Makes you wonder how talking points from an outside group wreaking havoc in Florida schools made it into school board policy in our own district.
Board members Jaillene Hunter and Jason Waters, architects of the Directive via Angela Orange, echo these talking points. Hunter conflated books with mature themes to movie ratings, stating “[W]e don’t allow an R, NC-17 or X-rated movie to be shown to minor children at any schools.” Waters told the MDJ that he wants to “protect kids and not have pornography in schools.” Keep in mind, he’s referring to books like The Color Purple, Atlas Shrugged, The Absolutely True Diary of a Part-Time Indian, The Kite Runner and other college level titles as “pornography.” Pornography?

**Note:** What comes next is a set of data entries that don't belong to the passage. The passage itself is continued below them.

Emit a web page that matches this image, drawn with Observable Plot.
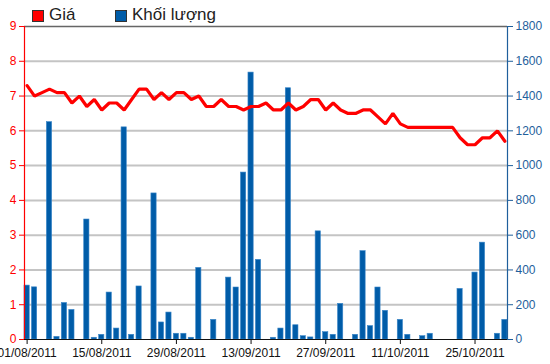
<!DOCTYPE html>
<html>
<head>
<meta charset="utf-8">
<script src="https://cdn.jsdelivr.net/npm/d3@7"></script>
<script src="https://cdn.jsdelivr.net/npm/@observablehq/plot@0.6"></script>
<style>
  body { margin: 0; background: #fff; font-family: "Liberation Sans", Arial, sans-serif; }
  #wrap { position: relative; width: 550px; height: 364px; }
  #legend { position: absolute; left: 0; top: 0; height: 24px; width: 300px; font-size: 17px; color: #222; }
  .sw { position: absolute; top: 10px; width: 10px; height: 10px; border: 1px solid #333; }
  .lt { position: absolute; top: 5px; line-height: 20px; }
</style>
</head>
<body>
<div id="wrap">
<div id="chart"></div>
<div id="legend">
  <div class="sw" style="left:32px;background:#ff0000"></div><div class="lt" style="left:49px">Giá</div>
  <div class="sw" style="left:115px;background:#005ca8"></div><div class="lt" style="left:132px">Khối lượng</div>
</div>
</div>
<script>
const dates = [
  "01/08/2011","02/08/2011","03/08/2011","04/08/2011","05/08/2011","08/08/2011","09/08/2011","10/08/2011","11/08/2011","12/08/2011",
  "15/08/2011","16/08/2011","17/08/2011","18/08/2011","19/08/2011","22/08/2011","23/08/2011","24/08/2011","25/08/2011","26/08/2011",
  "29/08/2011","30/08/2011","31/08/2011","01/09/2011","05/09/2011","06/09/2011","07/09/2011","08/09/2011","09/09/2011","12/09/2011",
  "13/09/2011","14/09/2011","15/09/2011","16/09/2011","19/09/2011","20/09/2011","21/09/2011","22/09/2011","23/09/2011","26/09/2011",
  "27/09/2011","28/09/2011","29/09/2011","30/09/2011","03/10/2011","04/10/2011","05/10/2011","06/10/2011","07/10/2011","10/10/2011",
  "11/10/2011","12/10/2011","13/10/2011","14/10/2011","17/10/2011","18/10/2011","19/10/2011","20/10/2011","21/10/2011","24/10/2011",
  "25/10/2011","26/10/2011","27/10/2011","28/10/2011","31/10/2011"
];
const prices = [
  7.3,7.0,7.1,7.2,7.1,7.1,6.8,7.0,6.7,6.9,
  6.6,6.8,6.8,6.6,6.9,7.2,7.2,6.9,7.1,6.9,
  7.1,7.1,6.9,7.0,6.7,6.7,6.9,6.7,6.7,6.6,
  6.7,6.7,6.8,6.6,6.6,6.8,6.6,6.7,6.9,6.9,
  6.6,6.8,6.6,6.5,6.5,6.6,6.6,6.4,6.2,6.5,
  6.2,6.1,6.1,6.1,6.1,6.1,6.1,6.1,5.8,5.6,
  5.6,5.8,5.8,6.0,5.7
];
const volumes = [
  310,300,0,1250,15,210,170,0,690,10,
  27,270,63,1220,27,305,0,840,98,155,
  33,33,10,412,0,113,0,356,299,960,
  1535,458,0,10,63,1445,82,19,12,622,
  42,27,205,0,27,508,77,299,165,0,
  113,27,0,19,33,0,0,0,291,0,
  385,557,0,33,113
];
const priceTicks = [0,1,2,3,4,5,6,7,8,9];
const volumeTicks = [0,200,400,600,800,1000,1200,1400,1600,1800];
const dateTickEvery = 10;

const ratio = 200; // volume units per price unit (1800 / 9)
const data = dates.map((d, i) => ({date: d, price: prices[i], volume: volumes[i]}));
const xTicks = dates.filter((d, i) => i % dateTickEvery === 0);

const chart = Plot.plot({
  width: 550,
  height: 364,
  marginLeft: 24,
  marginRight: 43,
  marginTop: 26,
  marginBottom: 25,
  style: {fontFamily: "'Liberation Sans', Arial, sans-serif", fontSize: "12px", background: "#fff"},
  x: {type: "band", domain: dates, paddingInner: 0.3, paddingOuter: 0, axis: null},
  y: {domain: [0, 1800], axis: null},
  marks: [
    Plot.gridY(volumeTicks.slice(1, -1), {stroke: "#c4c4c4", strokeWidth: 2, strokeOpacity: 1}),
    Plot.ruleY([1800], {stroke: "#666", strokeWidth: 1.5}),
    Plot.barY(data, {x: "date", y: "volume", fill: "#005ca8", stroke: "#3a86c8", strokeWidth: 0.6}),
    Plot.lineY(data, {x: "date", y: d => d.price * ratio, stroke: "#ff0000", strokeWidth: 3.2, strokeLinejoin: "miter"}),
    Plot.axisY(priceTicks.map(p => p * ratio), {anchor: "left", tickFormat: d => String(d / ratio), color: "#ff0000", tickSize: 5, tickPadding: 3, label: null}),
    Plot.axisY(volumeTicks, {anchor: "right", tickFormat: d => String(d), color: "#1f5f9c", tickSize: 5, tickPadding: 3, label: null}),
    Plot.axisX(xTicks, {anchor: "bottom", color: "#111", tickSize: 5, tickPadding: 4, label: null}),
    Plot.frame({anchor: "left", stroke: "#ff0000", strokeWidth: 1.2}),
    Plot.frame({anchor: "right", stroke: "#1f5f9c", strokeWidth: 1.2}),
    Plot.ruleY([0], {stroke: "#111", strokeWidth: 1.2})
  ]
});
document.getElementById("chart").appendChild(chart);
</script>
</body>
</html>
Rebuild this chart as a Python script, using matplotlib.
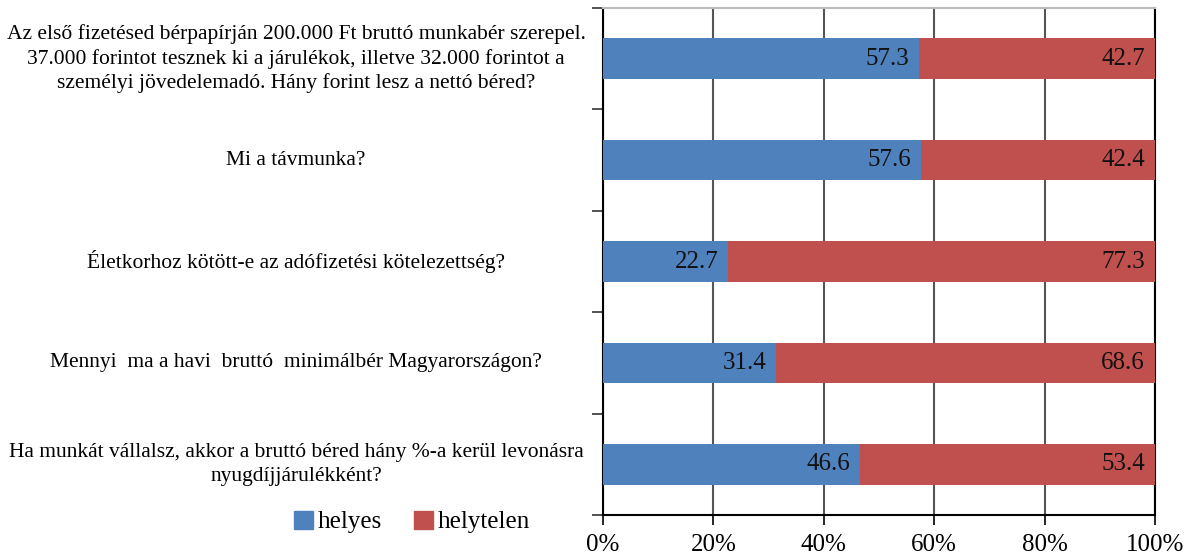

In addition to parroting partisan talking points, BOE members appear to be unaware that mature themed readings necessary for college bound adult learners (these are 17-, 18-, and 19-year-olds at Marietta High School!) are not and have never been available for elementary school students in their school libraries.
Given the swiftness with which our BOE is willing to slide into partisan propaganda with talking points and directives that disenfranchise our students and library staff, we at Marietta in the Middle question their fitness for this sacred role: Board of Education. These are the caretakers of learning, the stewards of student success, and they wantonly ban rather than protect rigorous reading material for our most mature students. In doing so, they seem to be wholly unaware of the unintended consequences for their staff.
Children’s author and poet Michael Morpurgo once said “It's the teacher that makes the difference, not the classroom.” Is the librarian, then, the lifeblood of the library? What will happen to our students and our books on the shelves, Marietta, when the librarians leave the library?